Often their cost is justified by the peace of mind their cover would provide. This is particularly the case with legal-services cover, which often just costs a few extra pounds a year but can provide substantial cover for expensive legal services in the event they are needed.
Get the Best Quotes
Head online to get the best quotes for your home insurance. Usually combined contents and buildings insurance policies are the best value when compared to purchasing both separately.
Use a price-comparison website to input your details and see which insurers will offer you the cheapest policies. But don’t simply chase the lowest price possible at the expense of cover.
Experiment with different excess amounts. Often the effect of increasing the amount of excess (deductable) you’d be prepared to pay won’t actually save you that much on the policy. Would you really prefer to have to pay a £500 excess rather than £200 in the event of a claim, just to shave a few pounds off your monthly premium? But you need to test it and decide for yourself if it is worth the savings.
Another way to save money on the policy is by paying for it annually upfront, rather than opting for monthly repayments. This is because the monthly payments cost more and effectively the lender is providing you with a credit facility. So add up all the payments for the year and compare it to the Annual rate or even the semi-annual rate.
An Alternative to Annual Rates
It may be better to take out a zero-per-cent credit card and spread the cost of the policy over the year (if you qualify and you can remain disciplined with credit cards), rather than pay an interest rate to the insurance company.

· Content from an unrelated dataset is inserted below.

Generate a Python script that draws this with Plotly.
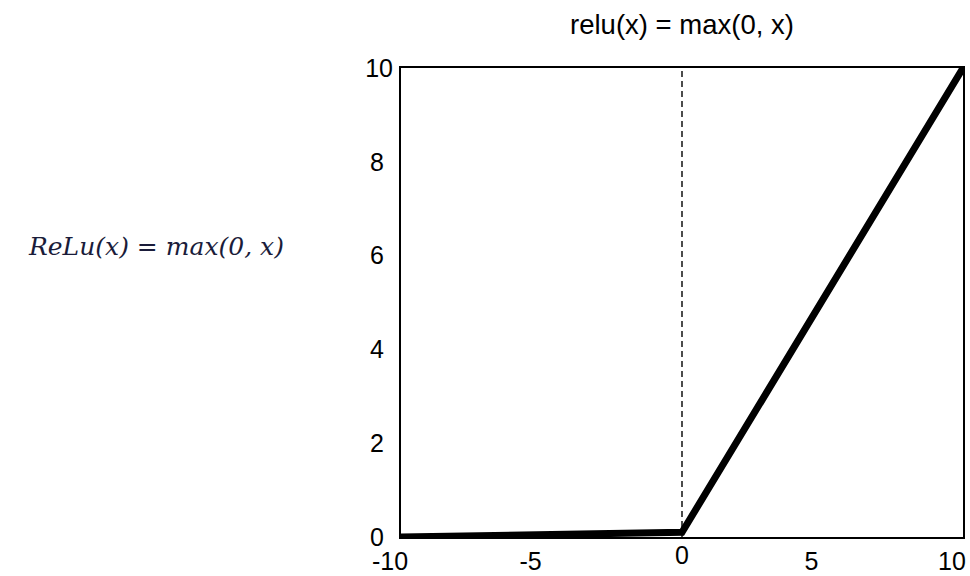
import plotly.graph_objects as go

# Sampled points of the activation curve
x_vals = [-10, 0, 10]
y_vals = [0.0, 0.1, 10.0]

# Tick values: the origin ticks sit on their own overlaid axes
x_ticks = [-10, -5, 5, 10]
x_ticks_origin = [0]
y_ticks = [0, 2, 4, 6, 8]
y_ticks_top = [10]

title_text = "relu(x) = max(0, x)"
formula_text = "ReLu(x) = max(0, x)"

fig = go.Figure()

fig.add_trace(go.Scatter(
    x=x_vals, y=y_vals, mode="lines",
    line=dict(color="black", width=7),
    showlegend=False, hoverinfo="skip",
))
# Invisible companion trace so the overlaid axes are drawn
fig.add_trace(go.Scatter(
    x=x_vals, y=y_vals, mode="lines", xaxis="x2", yaxis="y2",
    line=dict(color="rgba(0,0,0,0)", width=0),
    showlegend=False, hoverinfo="skip",
))

# Dashed guide at x = 0
fig.add_shape(type="line", xref="x", yref="paper", x0=0, x1=0, y0=0, y1=1,
              line=dict(color="black", width=1.4, dash="6px,4px"), layer="below")

fig.add_annotation(
    text=formula_text, xref="paper", yref="paper",
    x=-0.205, y=0.619, xanchor="right", yanchor="middle", showarrow=False,
    font=dict(family="DejaVu Serif", size=25, color="#1a1c3a", style="italic"),
)

axis_font = dict(family="Liberation Sans, Arial", size=25, color="black")
title_font = dict(family="Liberation Sans, Arial", size=27.5, color="black")

common = dict(showgrid=False, zeroline=False, ticks="", tickfont=axis_font,
              ticklabeloverflow="allow", automargin=False)

fig.update_layout(
    width=970, height=576,
    margin=dict(l=401, r=7, t=68, b=39, autoexpand=False),
    paper_bgcolor="white", plot_bgcolor="white",
    title=dict(text=title_text, x=(401 + 963) / 2 / 970, xanchor="center",
               y=1 - 24 / 576, yanchor="middle", font=title_font, automargin=False),
    xaxis=dict(range=[-10, 10], tickvals=x_ticks, ticktext=[str(v) for v in x_ticks],
               showline=True, linecolor="black", linewidth=2, mirror=True,
               ticklabelshift=-11, ticklabelstandoff=1, **common),
    xaxis2=dict(range=[-10, 10], tickvals=x_ticks_origin,
                ticktext=[str(v) for v in x_ticks_origin],
                overlaying="x", anchor="y", side="bottom", showline=False,
                ticklabelstandoff=1, **common),
    yaxis=dict(range=[0, 10], tickvals=y_ticks, ticktext=[str(v) for v in y_ticks],
               showline=True, linecolor="black", linewidth=2, mirror=True,
               ticklabelstandoff=10, **common),
    yaxis2=dict(range=[0, 10], tickvals=y_ticks_top, ticktext=[str(v) for v in y_ticks_top],
                overlaying="y", anchor="x", side="left", showline=False,
                ticklabelstandoff=7, **common),
)

fig.write_html("out.html")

You can also use cashback credit cards which offer a small percentage back on your purchases, but don’t make the mistake of opting for a more expensive credit card because of an incentive. If you can pay upfront, then so much the better. You have the security of your policy in place and the knowledge that it’s paid for.
Other ways to save money on your buildings insurance include using a cashback website. With these sites you simply register and then click through the promotional links to do your online shopping or service purchases as usual. There are often links to insurance providers or comparison sites, so you can obtain an additional promotional cashback sum on your purchase.
Another route to consider is asking your employer if they offer any incentives through their employee-benefits packages. Or consider other groups you might be a member of, such as trade unions, membership organizations or even a church or community group. Often such organizations can arrange cheaper cover for their members as part of group-buying discounts.
Just remember not to be swayed by incentives, gimmicks and price reductions unless you’re satisfied that the cover you’re purchasing is right for your insurance needs.